## Supplied information:
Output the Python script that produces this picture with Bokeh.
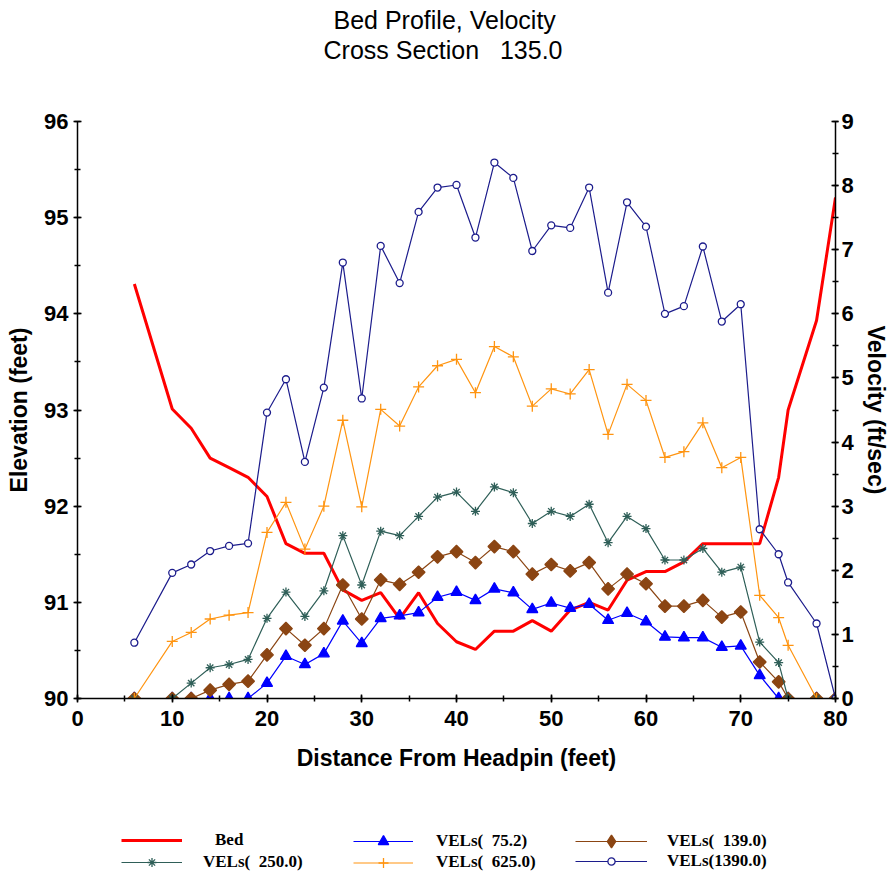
import math
from bokeh.plotting import figure
from bokeh.layouts import column
from bokeh.models import Range1d, LinearAxis, SingleIntervalTicker, Legend, LegendItem, Title
from bokeh.embed import file_html
from bokeh.resources import INLINE

# ---------------- data ----------------
distance = [6, 10, 12, 14, 16, 18, 20, 22, 24, 26, 28, 30, 32, 34, 36, 38, 40, 42, 44, 46,
            48, 50, 52, 54, 56, 58, 60, 62, 64, 66, 68, 70, 72, 74, 75, 78, 80]

bed = [94.31, 93.01, 92.81, 92.50, 92.40, 92.30, 92.10, 91.61, 91.51, 91.51, 91.13, 91.02,
       91.10, 90.83, 91.10, 90.78, 90.59, 90.51, 90.70, 90.70, 90.81, 90.70, 90.92, 91.00,
       90.92, 91.23, 91.32, 91.32, 91.42, 91.61, 91.61, 91.61, 91.61, 92.30, 93.00, 93.93, 95.21]

vel_75 = [0, 0, 0, 0, 0, 0, 0.24, 0.66, 0.53, 0.70, 1.21, 0.86, 1.25, 1.29, 1.34, 1.58, 1.66,
          1.53, 1.71, 1.65, 1.39, 1.49, 1.41, 1.47, 1.22, 1.33, 1.20, 0.96, 0.95, 0.95, 0.80,
          0.82, 0.36, 0, 0, 0, 0]

vel_139 = [0, 0, 0, 0.13, 0.22, 0.27, 0.68, 1.09, 0.83, 1.09, 1.77, 1.24, 1.85, 1.78, 1.97,
           2.21, 2.29, 2.12, 2.37, 2.29, 1.94, 2.09, 1.99, 2.12, 1.71, 1.94, 1.79, 1.44, 1.44,
           1.53, 1.27, 1.35, 0.57, 0.26, 0, 0, 0]

vel_250 = [0, 0, 0.24, 0.48, 0.53, 0.61, 1.25, 1.66, 1.28, 1.68, 2.54, 1.77, 2.61, 2.54, 2.84,
           3.14, 3.22, 2.92, 3.30, 3.21, 2.73, 2.92, 2.84, 3.03, 2.43, 2.84, 2.65, 2.16, 2.16,
           2.34, 1.97, 2.05, 0.88, 0.56, 0, 0, 0]

vel_625 = [0, 0.89, 1.03, 1.24, 1.30, 1.34, 2.59, 3.06, 2.33, 3.00, 4.34, 2.99, 4.51, 4.25,
           4.86, 5.19, 5.29, 4.77, 5.49, 5.33, 4.56, 4.83, 4.75, 5.13, 4.12, 4.90, 4.65, 3.76,
           3.85, 4.30, 3.60, 3.76, 1.61, 1.26, 0.83, 0, 0]

vel_1390 = [0.87, 1.96, 2.09, 2.30, 2.38, 2.42, 4.46, 4.98, 3.69, 4.85, 6.80, 4.68, 7.06, 6.48,
            7.59, 7.97, 8.01, 7.19, 8.36, 8.12, 6.98, 7.38, 7.34, 7.97, 6.33, 7.74, 7.36, 6.00,
            6.12, 7.05, 5.88, 6.15, 2.64, 2.25, 1.81, 1.17, 0]

labels = ["Bed", "VELs(\u00a0\u00a075.2)", "VELs(\u00a0\u00a0139.0)",
          "VELs(\u00a0\u00a0250.0)", "VELs(\u00a0\u00a0625.0)", "VELs(1390.0)"]

title_1 = "Bed Profile, Velocity"
title_2 = "Cross Section\u00a0\u00a0\u00a0135.0"

# ---------------- main figure ----------------
p = figure(width=891, height=815, output_backend="svg", toolbar_location=None, title=None,
           x_range=Range1d(0, 80), y_range=Range1d(90, 96),
           min_border_left=77, min_border_right=40, min_border_top=121, min_border_bottom=117)
p.extra_y_ranges = {"vel": Range1d(0, 9)}
p.xgrid.visible = False
p.ygrid.visible = False
p.outline_line_color = None
p.background_fill_color = "white"
p.border_fill_color = "white"

def make_title(text, standoff, offset):
    return Title(text=text, align="left", offset=offset, text_font="Liberation Sans",
                 text_font_size="25px", text_font_style="normal", text_color="black",
                 standoff=standoff, vertical_align="bottom")

# stacked outward from the frame: spacer, second line, first line
p.add_layout(make_title(" ", 28, 0), "above")
p.add_layout(make_title(title_2, 0, 246), "above")
p.add_layout(make_title(title_1, 0, 256), "above")

def style_axis(ax, tick_out, standoff_lbl, standoff_axis):
    ax.axis_line_width = 1.5
    ax.axis_line_color = "black"
    ax.major_tick_line_width = 1.5
    ax.minor_tick_line_width = 1.5
    ax.major_tick_line_color = "black"
    ax.minor_tick_line_color = "black"
    ax.major_tick_in = 4
    ax.major_tick_out = tick_out
    ax.minor_tick_in = 3
    ax.minor_tick_out = min(3, tick_out)
    ax.major_label_text_font = "Liberation Sans"
    ax.major_label_text_font_style = "bold"
    ax.major_label_text_font_size = "22px"
    ax.major_label_text_color = "black"
    ax.major_label_standoff = standoff_lbl
    ax.axis_label_text_font = "Liberation Sans"
    ax.axis_label_text_font_style = "bold"
    ax.axis_label_text_font_size = "23px"
    ax.axis_label_text_color = "black"
    ax.axis_label_standoff = standoff_axis

xax = p.xaxis[0]
xax.ticker = SingleIntervalTicker(interval=10, num_minor_ticks=2)
xax.axis_label = "Distance From Headpin (feet)"
style_axis(xax, 4, 8, 16)

yax = p.yaxis[0]
yax.ticker = SingleIntervalTicker(interval=1, num_minor_ticks=2)
yax.axis_label = "Elevation (feet)"
style_axis(yax, 4, 5, 9)

rax = LinearAxis(y_range_name="vel", ticker=SingleIntervalTicker(interval=1, num_minor_ticks=2),
                 axis_label="Velocity (ft/sec)")
style_axis(rax, 3, 3, 6)
p.add_layout(rax, "right")

# ---------------- series ----------------
styles = [
    # line colour, marker, marker size, fill colour, line width, marker angle
    ("#FF0000", None, 0, None, 3, 0),
    ("#0000FF", "triangle", 11, "#0000FF", 1.2, 0),
    ("#8B4513", "square", 9, "#8B4513", 1.2, math.pi / 4),
    ("#2F5F58", "asterisk", 9, None, 1.2, 0),
    ("#FF9410", "cross", 11, None, 1.2, 0),
    ("#1C1C8C", "circle", 7, "white", 1.2, 0),
]
# marker used for the legend samples (unrotated)
legend_markers = [None, "triangle", "diamond", "asterisk", "cross", "circle"]
values = [bed, vel_75, vel_139, vel_250, vel_625, vel_1390]

for i, (vals, (lc, mk, sz, fc, lw, ang)) in enumerate(zip(values, styles)):
    if i == 0:
        p.line(distance, vals, line_color=lc, line_width=lw)
    else:
        p.line(distance, vals, line_color=lc, line_width=lw, y_range_name="vel")
        p.scatter(distance, vals, marker=mk, size=sz, angle=ang, line_color=lc, fill_color=fc,
                  line_width=1.3, y_range_name="vel")

# ---------------- legend strip (3 columns x 2 rows) ----------------
# the strip's ranges are set away from the data so only the legend samples show
strip_h = 60
pl = figure(width=891, height=strip_h, output_backend="svg", toolbar_location=None, title=None,
            x_range=Range1d(1000, 1001), y_range=Range1d(1000, 1001), min_border=0,
            x_axis_location=None, y_axis_location=None)
pl.outline_line_color = None
pl.background_fill_color = "white"
pl.border_fill_color = "white"
for g in pl.grid:
    g.visible = False

leg_renderers = []
for vals, (lc, mk, sz, fc, lw, ang), lmk in zip(values, styles, legend_markers):
    rs = [pl.line(distance, vals, line_color=lc, line_width=lw)]
    if lmk is not None:
        rs.append(pl.scatter(distance, vals, marker=lmk, size=sz, line_color=lc,
                             fill_color=fc, line_width=1.3))
    leg_renderers.append(rs)

# (series index, glyph left from frame, row centre in strip, glyph width, glyph height, label standoff)
legend_layout = [
    (0, 44, 26, 61, 18, 33),
    (1, 276, 26, 60, 26, 23),
    (2, 498, 26, 72, 32, 20),
    (3, 44, 47, 61, 22, 21),
    (4, 276, 47, 60, 25, 23),
    (5, 498, 47, 72, 18, 20),
]
for idx, lx, cy, gw, gh, ls in legend_layout:
    leg = Legend(items=[LegendItem(label=labels[idx], renderers=leg_renderers[idx], index=0)],
                 location=(lx, strip_h - cy - gh / 2), padding=0, margin=0, spacing=0,
                 border_line_color=None, background_fill_alpha=0,
                 glyph_width=gw, glyph_height=gh, label_height=gh, label_standoff=ls,
                 label_text_font="Liberation Serif", label_text_font_style="bold",
                 label_text_font_size="17px", label_text_color="black")
    pl.add_layout(leg, "center")

layout = column(p, pl, spacing=0)
open("out.html", "w").write(file_html(layout, INLINE))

## Exercise aim:
The lines from the top of the data above through the one holding "1.53, 1.27, 1.35, 0.57, 0.26, 0, 0, 0]" are to be repeated exactly, and only those, with no pictures.

## Correct result:
Output the Python script that produces this picture with Bokeh.
import math
from bokeh.plotting import figure
from bokeh.layouts import column
from bokeh.models import Range1d, LinearAxis, SingleIntervalTicker, Legend, LegendItem, Title
from bokeh.embed import file_html
from bokeh.resources import INLINE

# ---------------- data ----------------
distance = [6, 10, 12, 14, 16, 18, 20, 22, 24, 26, 28, 30, 32, 34, 36, 38, 40, 42, 44, 46,
            48, 50, 52, 54, 56, 58, 60, 62, 64, 66, 68, 70, 72, 74, 75, 78, 80]

bed = [94.31, 93.01, 92.81, 92.50, 92.40, 92.30, 92.10, 91.61, 91.51, 91.51, 91.13, 91.02,
       91.10, 90.83, 91.10, 90.78, 90.59, 90.51, 90.70, 90.70, 90.81, 90.70, 90.92, 91.00,
       90.92, 91.23, 91.32, 91.32, 91.42, 91.61, 91.61, 91.61, 91.61, 92.30, 93.00, 93.93, 95.21]

vel_75 = [0, 0, 0, 0, 0, 0, 0.24, 0.66, 0.53, 0.70, 1.21, 0.86, 1.25, 1.29, 1.34, 1.58, 1.66,
          1.53, 1.71, 1.65, 1.39, 1.49, 1.41, 1.47, 1.22, 1.33, 1.20, 0.96, 0.95, 0.95, 0.80,
          0.82, 0.36, 0, 0, 0, 0]

vel_139 = [0, 0, 0, 0.13, 0.22, 0.27, 0.68, 1.09, 0.83, 1.09, 1.77, 1.24, 1.85, 1.78, 1.97,
           2.21, 2.29, 2.12, 2.37, 2.29, 1.94, 2.09, 1.99, 2.12, 1.71, 1.94, 1.79, 1.44, 1.44,
           1.53, 1.27, 1.35, 0.57, 0.26, 0, 0, 0]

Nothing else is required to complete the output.